Régulièrement exposé aux aléas climatiques et « habitué » à s’adapter à ces derniers, le Bangladesh est passé maître dans la gestion des catastrophes naturelles, et dispose d’un arsenal institutionnel conséquent pour réduire les dommages humains et matériels. Si on peut donc compter sur la résilience des Bangladais pour espérer que le pire soit évité lorsque les pluies vont arriver, cela dépendra pour beaucoup de la volonté du gouvernement du pays de faciliter le travail des partenaires humanitaires, et de mobiliser son savoir-faire en matière de réduction des risques de catastrophes, pour protéger les Rohingyas. La construction d’infrastructures en dur dans les camps serait par exemple nécessaire pour mettre à l’abri les populations des cyclones et des inondations, mais des résistances se font sentir de la part des autorités. Alors qu’elles espèrent encore un rapatriement rapide des Rohingyas en Arakan, autoriser la construction de bâtiments en béton résonne en effet déjà comme un aveu d’échec des négociations menées avec le régime birman. Sans compter que le gouvernement bangladais se prépare aux prochaines élections législatives annoncées en décembre 2018, et que la solidarité initiale des communautés locales à l’égard des Rohingyas commence à céder la place au mécontentement vis-à-vis d’une situation qui risque bien de s’éterniser.

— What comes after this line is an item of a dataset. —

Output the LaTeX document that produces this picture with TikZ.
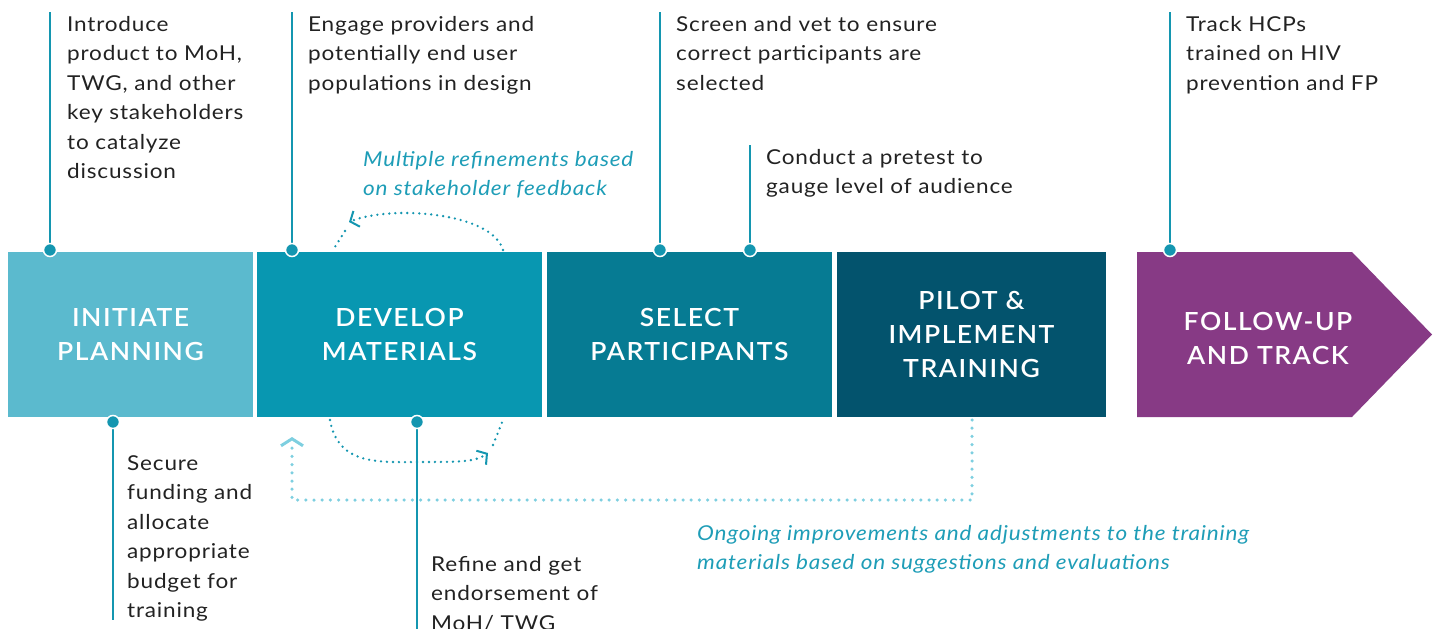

Si l’attention médiatique commence à retomber, près de six mois après le déclenchement de la crise, il est pourtant primordial de ne pas laisser cette situation tomber dans l’oubli. Les pressions politiques sur les autorités birmanes doivent s’intensifier, car c’est d’abord et avant tout en Birmanie que les solutions à une sortie de crise doivent être trouvées. Les partenaires humanitaires doivent rester mobilisés aux côtés du gouvernement bangladais, pour ne pas laisser ce dernier affronter seul une situation qui dépasse ses capacités. Car à l’approche de la mousson et des cyclones, d’autres désastres humanitaires, sanitaires, écologiques sont d’ores et déjà annoncés.

[1] Le gouvernement bangladais n’étant pas signataire de la Convention de Genève de 1951 relative au statut des réfugiés, les Rohingyas ne sont pas considérés, juridiquement, comme des réfugiés. Le terme officiel donné par le gouvernement bangladais est Forced Displaced Myanmar Nationals (FDMN).